» WHAT YOU WILL DO:
Each line below must be set down exactly; omit any image you find.

-- Start --

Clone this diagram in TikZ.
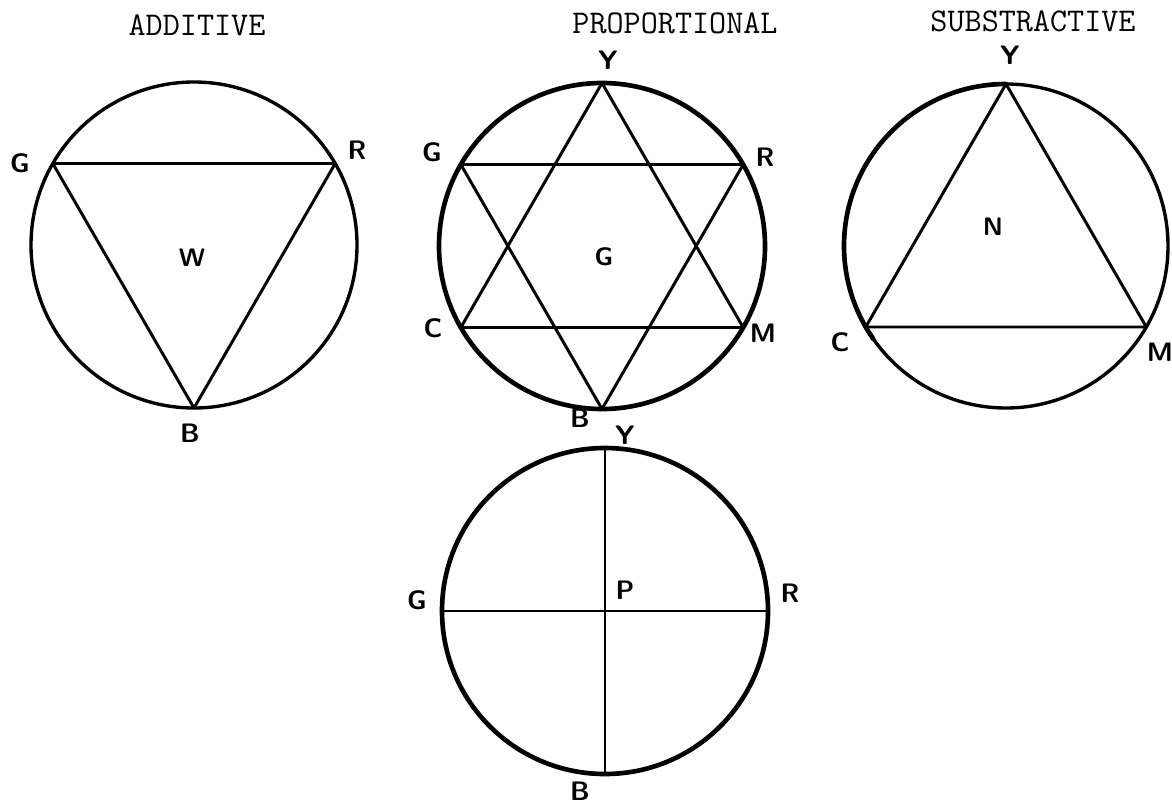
\documentclass[tikz,border=0pt]{standalone}
\begin{document}
\begin{tikzpicture}[x=0.25mm,y=-0.25mm,line cap=round,line join=round,
  rim/.style={line width=2.4pt},
  heavyrim/.style={line width=3.3pt},
  chord/.style={line width=2.1pt},
  lbl/.style={font=\fontsize{19}{22}\selectfont\sffamily\bfseries,inner sep=0pt},
  mid/.style={font=\fontsize{18}{21}\selectfont\sffamily\bfseries,inner sep=0pt},
  ttl/.style={font=\fontsize{23.6}{28}\selectfont\ttfamily,inner sep=0pt}]
  \useasboundingbox (0,0) rectangle (1172,806);
  % Additive: triangle pointing down in the first circle.
  \coordinate (O1) at (194,245);
  \coordinate (G1) at (52.8,163.5);
  \coordinate (R1) at (335.2,163.5);
  \coordinate (B1) at (194,408);
  \draw[rim] (O1) circle[radius=163];
  \draw[chord] (G1)--(R1)--(B1)--cycle;
  \node[ttl] (t1) at (197,25) {ADDITIVE};
  \node[lbl] (g1) at (20,163) {G};
  \node[lbl] (r1) at (357,150) {R};
  \node[lbl] (b1) at (190,433) {B};
  \node[mid] (w1) at (192,258) {W};

  % Proportional: both triangles together.
  \coordinate (O2) at (602,246);
  \coordinate (Y2) at (602,83);
  \coordinate (B2) at (602,409);
  \coordinate (G2) at (460.8,164.5);
  \coordinate (R2) at (743.2,164.5);
  \coordinate (C2) at (460.8,327.5);
  \coordinate (M2) at (743.2,327.5);
  \draw[heavyrim] (O2) circle[radius=163];
  \draw[chord] (Y2)--(C2)--(M2)--cycle;
  \draw[chord] (G2)--(R2)--(B2)--cycle;
  \node[ttl] (t2) at (675,23) {PROPORTIONAL};
  \node[lbl] (y2) at (608,60) {Y};
  \node[lbl] (g2) at (432,152) {G};
  \node[lbl] (r2) at (765,157) {R};
  \node[lbl] (c2) at (433,328) {C};
  \node[lbl] (m2) at (763,333) {M};
  \node[lbl] (b2) at (580,418) {B};
  \node[mid] (gr2) at (604,257) {G};

  % Substractive: triangle pointing up.
  \coordinate (O3) at (1006,246);
  \coordinate (Y3) at (1006,84);
  \coordinate (C3) at (865.7,327);
  \coordinate (M3) at (1146.3,327);
  \draw[rim] (O3) circle[radius=162];
  \draw[heavyrim] (Y3) arc[start angle=-90,end angle=-215,radius=162];
  \draw[chord] (Y3)--(C3)--(M3)--cycle;
  \node[ttl] (t3) at (1033,21) {SUBSTRACTIVE};
  \node[lbl] (y3) at (1010,55) {Y};
  \node[lbl] (c3) at (840,342) {C};
  \node[lbl] (m3) at (1160,352) {M};
  \node[mid] (n3) at (993,227) {N};

  % The cross below.
  \coordinate (O4) at (605,611);
  \coordinate (Y4) at (605,448);
  \coordinate (B4) at (605,774);
  \coordinate (G4) at (442,611);
  \coordinate (R4) at (768,611);
  \draw[heavyrim] (O4) circle[radius=163];
  \draw[chord] (Y4)--(B4) (G4)--(R4);
  \node[lbl] (y4) at (625,435) {Y};
  \node[lbl] (g4) at (417,600) {G};
  \node[lbl] (p4) at (625,590) {P};
  \node[lbl] (r4) at (790,593) {R};
  \node[lbl] (b4) at (580,791) {B};
\end{tikzpicture}
\end{document}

-- End --

» EXERCISE OUTPUT:
Clone this diagram in TikZ.
\documentclass[tikz,border=0pt]{standalone}
\begin{document}
\begin{tikzpicture}[x=0.25mm,y=-0.25mm,line cap=round,line join=round,
  rim/.style={line width=2.4pt},
  heavyrim/.style={line width=3.3pt},
  chord/.style={line width=2.1pt},
  lbl/.style={font=\fontsize{19}{22}\selectfont\sffamily\bfseries,inner sep=0pt},
  mid/.style={font=\fontsize{18}{21}\selectfont\sffamily\bfseries,inner sep=0pt},
  ttl/.style={font=\fontsize{23.6}{28}\selectfont\ttfamily,inner sep=0pt}]
  \useasboundingbox (0,0) rectangle (1172,806);
  % Additive: triangle pointing down in the first circle.
  \coordinate (O1) at (194,245);
  \coordinate (G1) at (52.8,163.5);
  \coordinate (R1) at (335.2,163.5);
  \coordinate (B1) at (194,408);
  \draw[rim] (O1) circle[radius=163];
  \draw[chord] (G1)--(R1)--(B1)--cycle;
  \node[ttl] (t1) at (197,25) {ADDITIVE};
  \node[lbl] (g1) at (20,163) {G};
  \node[lbl] (r1) at (357,150) {R};
  \node[lbl] (b1) at (190,433) {B};
  \node[mid] (w1) at (192,258) {W};

  % Proportional: both triangles together.
  \coordinate (O2) at (602,246);
  \coordinate (Y2) at (602,83);
  \coordinate (B2) at (602,409);
  \coordinate (G2) at (460.8,164.5);
  \coordinate (R2) at (743.2,164.5);
  \coordinate (C2) at (460.8,327.5);
  \coordinate (M2) at (743.2,327.5);
  \draw[heavyrim] (O2) circle[radius=163];
  \draw[chord] (Y2)--(C2)--(M2)--cycle;
  \draw[chord] (G2)--(R2)--(B2)--cycle;
  \node[ttl] (t2) at (675,23) {PROPORTIONAL};
  \node[lbl] (y2) at (608,60) {Y};
  \node[lbl] (g2) at (432,152) {G};
  \node[lbl] (r2) at (765,157) {R};
  \node[lbl] (c2) at (433,328) {C};
  \node[lbl] (m2) at (763,333) {M};
  \node[lbl] (b2) at (580,418) {B};
  \node[mid] (gr2) at (604,257) {G};

  % Substractive: triangle pointing up.
  \coordinate (O3) at (1006,246);
  \coordinate (Y3) at (1006,84);
  \coordinate (C3) at (865.7,327);
  \coordinate (M3) at (1146.3,327);
  \draw[rim] (O3) circle[radius=162];
  \draw[heavyrim] (Y3) arc[start angle=-90,end angle=-215,radius=162];
  \draw[chord] (Y3)--(C3)--(M3)--cycle;
  \node[ttl] (t3) at (1033,21) {SUBSTRACTIVE};
  \node[lbl] (y3) at (1010,55) {Y};
  \node[lbl] (c3) at (840,342) {C};
  \node[lbl] (m3) at (1160,352) {M};
  \node[mid] (n3) at (993,227) {N};

  % The cross below.
  \coordinate (O4) at (605,611);
  \coordinate (Y4) at (605,448);
  \coordinate (B4) at (605,774);
  \coordinate (G4) at (442,611);
  \coordinate (R4) at (768,611);
  \draw[heavyrim] (O4) circle[radius=163];
  \draw[chord] (Y4)--(B4) (G4)--(R4);
  \node[lbl] (y4) at (625,435) {Y};
  \node[lbl] (g4) at (417,600) {G};
  \node[lbl] (p4) at (625,590) {P};
  \node[lbl] (r4) at (790,593) {R};
  \node[lbl] (b4) at (580,791) {B};
\end{tikzpicture}
\end{document}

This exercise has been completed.